Christine Darden shares her experiences of her 40-year career at NASA’s Langley Research Center.

Engineering students, professors and professionals gathered at Lipscomb University for a Global Day of the Engineer breakfast celebration on Wednesday with keynote speaker Christine Darden sharing stories of the barriers she broke along her journey to becoming a NASA engineer and trailblazer for African American women in math and science.

“Dr. Darden was a preeminent researcher and broke through technical challenges as well as social and cultural barriers in a society that was not conducive to a person of her gender or race advancing the way she did,” said David Elrod, dean of Lipscomb’s Raymond B. Jones College of Engineering and also an aerospace engineering veteran.

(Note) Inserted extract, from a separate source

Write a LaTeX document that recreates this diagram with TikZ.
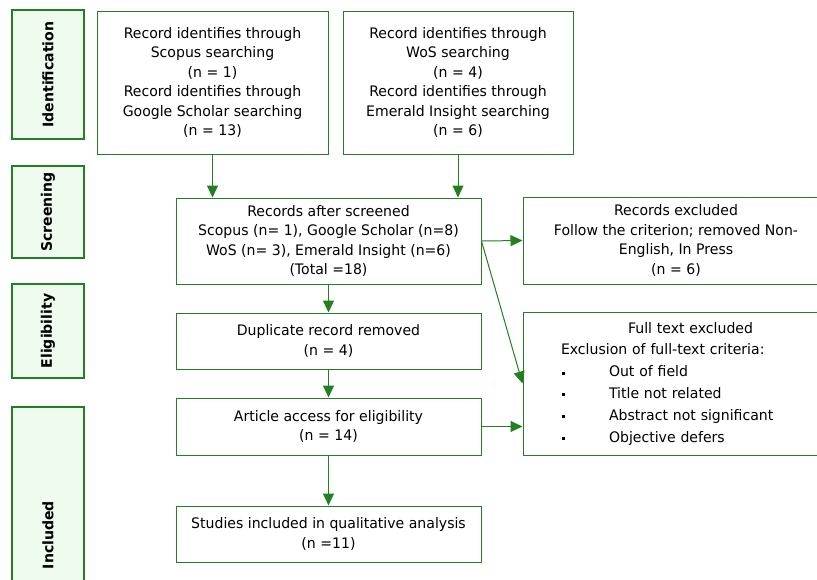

During her 40-year career at NASA, Darden spent 25 of those years creating computer programs and test planes in an effort to minimize the sonic boom.

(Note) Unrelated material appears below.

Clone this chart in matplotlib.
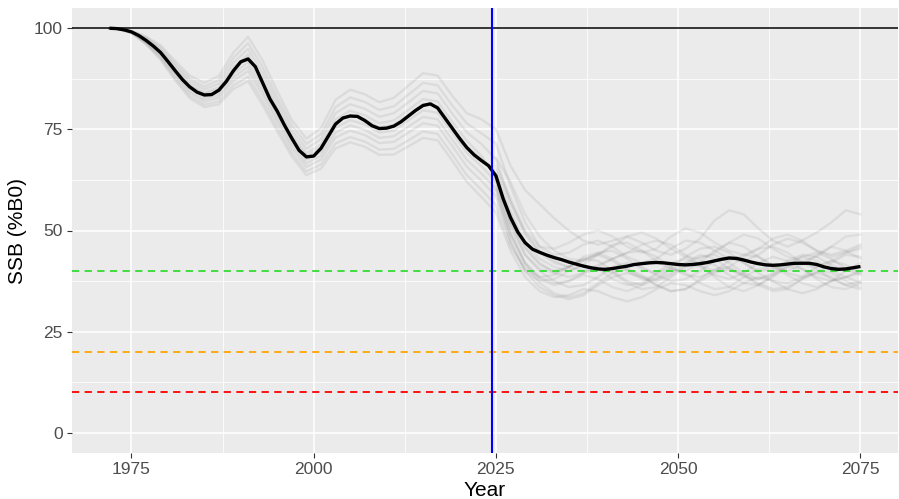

“Most of the work was done in a wind tunnel, and then we decided we needed to do a flight test, When that was successful, that was a huge moment,” said Darden. “Our flight test was done in 2002 and Lockhead Martin is building a low-boom supersonic X-plane now and hopes to have it done by 2022, so we are all keeping our fingers crossed that it works and that everything goes well.”

Although she spent 30 years as an internationally known researcher in high-speed aerodynamics and sonic boom research, Darden did not begin her career at NASA’s Langley Research Center as an engineer. She started in the late 1960s where most women started: as a mathematician calculating, solving and documenting equations for the male engineers.

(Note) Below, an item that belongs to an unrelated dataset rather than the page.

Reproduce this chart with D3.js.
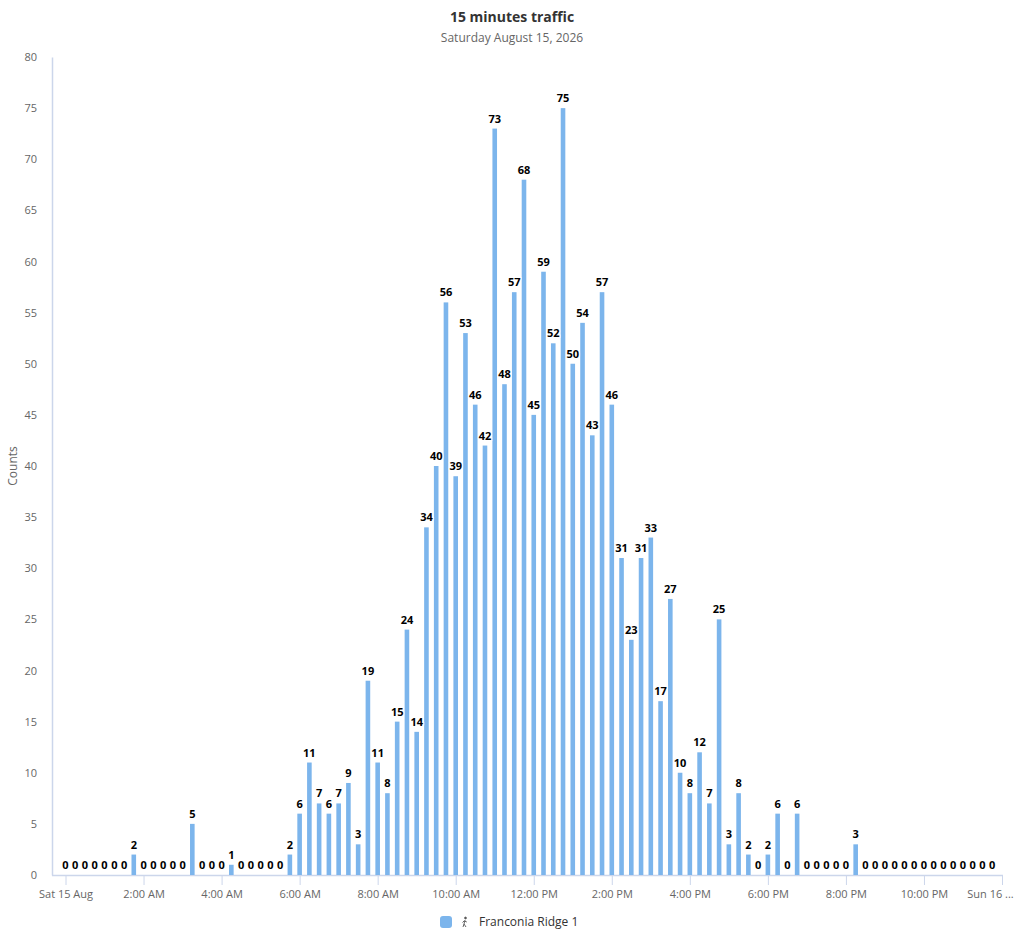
<!DOCTYPE html>
<html>
<head>
<meta charset="utf-8">
<script src="https://cdn.jsdelivr.net/npm/d3@7"></script>
<style>
  html, body { margin: 0; padding: 0; background: #fff; }
  svg { display: block; font-family: "Open Sans", "Noto Sans", sans-serif; }
</style>
</head>
<body>
<svg id="chart" width="1024" height="929"></svg>
<script>
// ---- data ----
const title = "15 minutes traffic";
const subtitle = "Saturday August 15, 2026";
const yTitle = "Counts";
const seriesName = "Franconia Ridge 1";
const startTime = new Date(2026, 7, 15, 0, 0, 0);
const intervalMinutes = 15;
const counts = [
  0,0,0,0,0,0,0,2,0,0,0,0,0,5,0,0,0,1,0,0,0,0,0,2,
  6,11,7,6,7,9,3,19,11,8,15,24,14,34,40,56,39,53,46,42,
  73,48,57,68,45,59,52,75,50,54,43,57,46,31,23,31,33,17,27,10,
  8,12,7,25,3,8,2,0,2,6,0,6,0,0,0,0,0,3,
  0,0,0,0,0,0,0,0,0,0,0,0,0,0
];
const yTicks = [0,5,10,15,20,25,30,35,40,45,50,55,60,65,70,75,80];
const xTickLabels = ["Sat 15 Aug","2:00 AM","4:00 AM","6:00 AM","8:00 AM","10:00 AM",
  "12:00 PM","2:00 PM","4:00 PM","6:00 PM","8:00 PM","10:00 PM","Sun 16 ..."];

// ---- layout ----
const svg = d3.select("#chart");
const plotLeft = 52, plotRight = 1003, plotTop = 57, plotBottom = 875;
const points = counts.map((v, i) => ({ t: d3.timeMinute.offset(startTime, i * intervalMinutes), v }));
const endTime = d3.timeHour.offset(startTime, 24);

const x = d3.scaleTime().domain([startTime, endTime]).range([65.5, 1002]);
const y = d3.scaleLinear().domain([0, 80]).range([plotBottom, plotTop]);
const barW = 4.6;
const barColor = "#7cb5ec";
const axisColor = "#ccd6eb";

// titles
svg.append("text").attr("x", 512).attr("y", 22).attr("text-anchor", "middle")
  .attr("font-size", 14).attr("font-weight", "bold").attr("fill", "#333").text(title);
svg.append("text").attr("x", 512).attr("y", 42).attr("text-anchor", "middle")
  .attr("font-size", 12).attr("fill", "#666").text(subtitle);

// y axis
const yAxisG = svg.append("g").attr("transform", `translate(${plotLeft},0)`)
  .call(d3.axisLeft(y).tickValues(yTicks).tickSize(0).tickPadding(15));
yAxisG.select(".domain").attr("stroke", axisColor).attr("stroke-width", 1.5);
yAxisG.selectAll("text").attr("font-size", 11).attr("fill", "#666")
  .attr("font-family", "'Open Sans', 'Noto Sans', sans-serif");

svg.append("text").attr("transform", `translate(17,${(plotTop + plotBottom) / 2}) rotate(-90)`)
  .attr("text-anchor", "middle").attr("font-size", 12).attr("fill", "#666").text(yTitle);

// x axis
const xTickVals = d3.range(0, 13).map(i => d3.timeHour.offset(startTime, i * 2));
const xAxisG = svg.append("g").attr("transform", `translate(0,${plotBottom})`)
  .call(d3.axisBottom(x).tickValues(xTickVals).tickSize(10).tickPadding(5)
    .tickFormat((d, i) => xTickLabels[i]));
xAxisG.select(".domain").attr("d", `M${plotLeft},0.5H${plotRight}`)
  .attr("stroke", axisColor).attr("stroke-width", 1.5);
xAxisG.selectAll(".tick line").attr("stroke", axisColor);
xAxisG.selectAll("text").attr("font-size", 11).attr("fill", "#666")
  .attr("font-family", "'Open Sans', 'Noto Sans', sans-serif");
xAxisG.selectAll(".tick").filter((d, i) => i === xTickLabels.length - 1)
  .select("text").attr("dx", -12);

// bars
svg.append("g").selectAll("rect").data(points).join("rect")
  .attr("x", d => x(d.t) - barW / 2)
  .attr("y", d => y(d.v))
  .attr("width", barW)
  .attr("height", d => plotBottom - y(d.v))
  .attr("fill", barColor);

// data labels
svg.append("g").selectAll("text").data(points).join("text")
  .attr("x", d => x(d.t))
  .attr("y", d => y(d.v) - 6)
  .attr("text-anchor", "middle")
  .attr("font-size", 11).attr("font-weight", "bold").attr("fill", "#000")
  .attr("stroke", "#fff").attr("stroke-width", 2).attr("paint-order", "stroke")
  .text(d => d.v);

// legend
const lg = svg.append("g");
lg.append("rect").attr("x", 440).attr("y", 916).attr("width", 12).attr("height", 12)
  .attr("rx", 3).attr("fill", barColor);
// small hiker icon
const ic = lg.append("g").attr("transform", "translate(465,922)").attr("stroke", "#555")
  .attr("fill", "none").attr("stroke-width", 0.9);
ic.append("circle").attr("cx", 0.5).attr("cy", -4).attr("r", 0.9).attr("fill", "#555");
ic.append("path").attr("d", "M0,-2 L-1,2 M-1,-1 L-2.5,0.5 M-0.5,-1 L1.8,0 M-1,2 L-2,5 M-1,2 L1,5");
lg.append("text").attr("x", 479).attr("y", 926).attr("font-size", 12).attr("fill", "#333")
  .text(seriesName);
</script>
</body>
</html>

She was one of the African-American “human computers” described in Margot Lee Shetterly’s acclaimed book Hidden Figures, but she came one generation after than the earliest pioneers portrayed in the movie of the same name.

After asking her supervisor why males with the same educational background as she, (an M.S. in applied mathematics) were able to become engineers but females with the same degrees weren’t, he confessed to her that no one had ever asked that question before, she told the audience. Three weeks later, she was promoted and transferred to engineering.

Throughout her career, Darden said she learned when to let comments go over her head and when it was important to speak up for yourself.

“Work hard and do your work well,” said Darden. “Speak up for what you want. I let a lot of things flow over my head. I had one engineer tell me that the only reason I was at NASA was because of affirmative action, and I said, well that might be true but we sure have done our job since we’ve been here.”

The engineering college hosted Darden to allow students to learn about her technical skills but to also to help students realize and visualize that everyone faces barriers, Elrod explained.

“Dr. Darden demonstrates that we don’t have to live within the constraints that may surround us,” said Elrod. “We can respectfully and civilly challenge those constraints and open new doors, not only in our own lives but for lots of others as well.”

Because she worked diligently and tirelessly to reach her career goals, she was then able to hold several positions during her years at NASA: senior program manager in NASA’s High-Speed Research Program Office; director of the Aero Performing Center Program Management Office; Langley assistant director for planning; and director of the Office of Strategic Communications and Education.

“Darden strove toward and accomplished technical excellence and gained the respect of her peers,” said Elrod. “This enabled her to have a voice and be heard as she began challenging social norms.

“At Lipscomb, we want to equip all of our students to demonstrate the kind of technical skill that afford them credibility with others so that they are heard when they speak of their faith or attempt to advocate for others,” he said.

Darden received her Bachelor of Science in mathematics from Hampton Institute, a Master of Science in applied mathematics from Virginia State College and a Doctor of Science in mechanical engineering from George Washington University.